The Color of Paradise (1999)

2 Stars (out of 4)


By Jeffrey M. Anderson

Readers of this page know that I am a rabid fan of Iranian cinema. Most of the Iranian films I've seen so far have all been privileged moments for me -- moments in time that have changed my life. Majid Majidi's The Color of Paradise (originally called The Color of Heaven) is the first Iranian film of its kind that I've seen; it's not very good.

Majid Majidi gave us last year's Children of Heaven, a great movie that was nominated for Best Foreign film. It dealt with a poor boy who accidentally mislays his sister's shoes. Since they can't afford new shoes, and their father would pitch a fit if he found out, they must hide it from him. So the boy enters a race in which second prize is a new pair of shoes. Like most Iranian films, this story dealt with a search for something, whether tangible or intangible. It presented a neo-realist slice-of-life, similar to what the Italians were attempting with films like Ossessione (1943), Open City (1945), and The Bicycle Thief (1949). But the Iranian cinema also includes a visual style that brings the films away from reality and closer to art.

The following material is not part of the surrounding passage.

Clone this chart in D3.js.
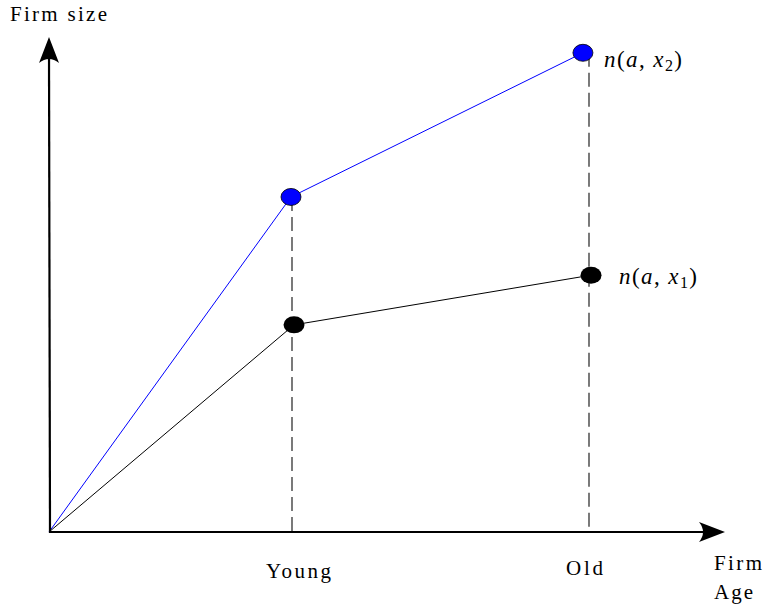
<!DOCTYPE html>
<html><head><meta charset="utf-8">
<script src="https://cdn.jsdelivr.net/npm/d3@7"></script>
<style>body{margin:0;background:#fff}svg{display:block}</style>
</head><body><div id="chart"></div>
<script>
// Data (age on 0-100 scale, firm size on 0-100 scale)
const ageLabels = ["Young", "Old"];
const ageTicks = [36, 80];
const seriesNames = ["n(a,x2)", "n(a,x1)"];
const blueAge = [0, 35.85, 79.1];
const blueSize = [0, 68.1, 97.4];
const blackAge = [0, 36.3, 80.3];
const blackSize = [0, 42.1, 52.2];

const W = 767, H = 609;
const svg = d3.select("#chart").append("svg").attr("width", W).attr("height", H);
const x = d3.scaleLinear().domain([0, 100]).range([49, 724]);
const y = d3.scaleLinear().domain([0, 100]).range([532, 40]);
const font = "'Liberation Serif', 'DejaVu Serif', serif";

// dashed verticals
ageTicks.forEach((t, i) => {
  const top = i === 0 ? blueSize[1] : blueSize[2];
  svg.append("line").attr("x1", x(t)).attr("x2", x(t))
    .attr("y1", y(top)).attr("y2", y(0))
    .attr("stroke", "#333").attr("stroke-width", 1.3)
    .attr("stroke-dasharray", "14,6");
});

const line = d3.line().x(d => x(d[0])).y(d => y(d[1]));
const blue = blueAge.map((a, i) => [a, blueSize[i]]);
const black = blackAge.map((a, i) => [a, blackSize[i]]);
svg.append("path").attr("d", line(blue)).attr("fill", "none").attr("stroke", "#0000ff").attr("stroke-width", 1);
svg.append("path").attr("d", line(black)).attr("fill", "none").attr("stroke", "#000").attr("stroke-width", 1);

// axes
const axisG = svg.append("g");
axisG.append("line").attr("x1", x(0)).attr("y1", y(0)).attr("x2", 711).attr("y2", y(0))
  .attr("stroke", "#000").attr("stroke-width", 2.2);
axisG.append("line").attr("x1", x(0) + 1).attr("y1", y(0) + 1).attr("x2", 49).attr("y2", 52)
  .attr("stroke", "#000").attr("stroke-width", 2.2);
// arrow heads (stealth shape)
function arrow(tx, ty, angle) {
  const p = d3.path();
  p.moveTo(0, 0); p.lineTo(-26, -10); p.quadraticCurveTo(-18, 0, -26, 10); p.closePath();
  svg.append("path").attr("d", p.toString())
    .attr("transform", `translate(${tx},${ty}) rotate(${angle})`).attr("fill", "#000");
}
arrow(725, y(0), 0);
arrow(49, 37, -90);

// points
svg.selectAll(".pb").data(blue.slice(1)).enter().append("ellipse")
  .attr("cx", d => x(d[0])).attr("cy", d => y(d[1])).attr("rx", 10).attr("ry", 8.5)
  .attr("fill", "#0000ff").attr("stroke", "#000").attr("stroke-width", 0.8);
svg.selectAll(".pk").data(black.slice(1)).enter().append("ellipse")
  .attr("cx", d => x(d[0])).attr("cy", d => y(d[1])).attr("rx", 10.5).attr("ry", 8.5)
  .attr("fill", "#000");

// text
function txt(s, tx, ty, size, len) {
  return svg.append("text").attr("x", tx).attr("y", ty).attr("font-family", font)
    .attr("font-size", size).attr("fill", "#000")
    .attr("textLength", len).attr("lengthAdjust", "spacing").text(s);
}
txt("Firm size", 10, 21, 21, 97);
txt(ageLabels[0], 266, 578, 21, 65);
txt(ageLabels[1], 566, 575, 21, 37);
txt("Firm", 714, 570, 21, 48);
txt("Age", 714, 599, 21, 39);

function mathLabel(sub, tx, ty, len) {
  const t = svg.append("text").attr("x", tx).attr("y", ty).attr("font-family", font)
    .attr("font-size", 23).attr("fill", "#000")
    .attr("textLength", len).attr("lengthAdjust", "spacing");
  t.append("tspan").attr("font-style", "italic").text("n");
  t.append("tspan").text("(");
  t.append("tspan").attr("font-style", "italic").text("a");
  t.append("tspan").text(", ");
  t.append("tspan").attr("font-style", "italic").text("x");
  t.append("tspan").attr("font-size", 16).attr("dy", 4).text(sub);
  t.append("tspan").attr("dy", -4).text(")");
}
mathLabel("2", 604, 67, 78);
mathLabel("1", 619, 284, 78);
</script></body></html>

That's where The Color of Paradise fails. It has no real story. We're supposed to be enraptured by its images, but even those fall into cliché. And without decent characters to drive the thing, we're left in the cold.

Mohammad (Mohsen Ramezani) attends a special school for the blind. When summer break arrives, his father arrives late to pick him up and then asks the school officials if they can keep Mohammad for the summer. It turns out he's trying to court a woman (his wife has died) and he fears that the blind child will be a deterrent. When he gets stuck with his son anyway, he next decides to ship him off to a blind woodcarver as an apprentice.

The father's behavior is horrifying throughout, and despite his cries of anguish, we can't ever forgive him or like him. There's no driving force to the movie, either. The whole conflict is between the horrible father, who complains about the lousy hand that fate has dealt him, and the altogether too-sweet Mohammad, who we see restoring a baby bird to its mother's nest, despite his having to feel around for everything. Indeed, Mohammad is so darn nice that everyone loves him. He happily discovers things with his hands and gives gifts to his sisters and grandmother. After Mohammad is dropped off at the woodcarver's and the focus of the film shifts to the father, the going becomes rather uncomfortable.

The father has a change of heart toward the end, but too late. Then we're supposed to weep at the ending sequence, but it's just too contrived. I liked some of Majidi's images, but The Color of Paradise is ultimately just so much treacle. Instead, I recommend the following Iranian films: Abbas Kiarostami's Where Is the Friend's Home? (1987) and And Life Goes On (1991); Jafar Panahi's The White Balloon (1995), which features a screenplay by Kiarostami; Mohsen Makhmalbaf's A Moment of Innocence (1996), and his daughter Samira Makhmalbaf's The Apple (1998).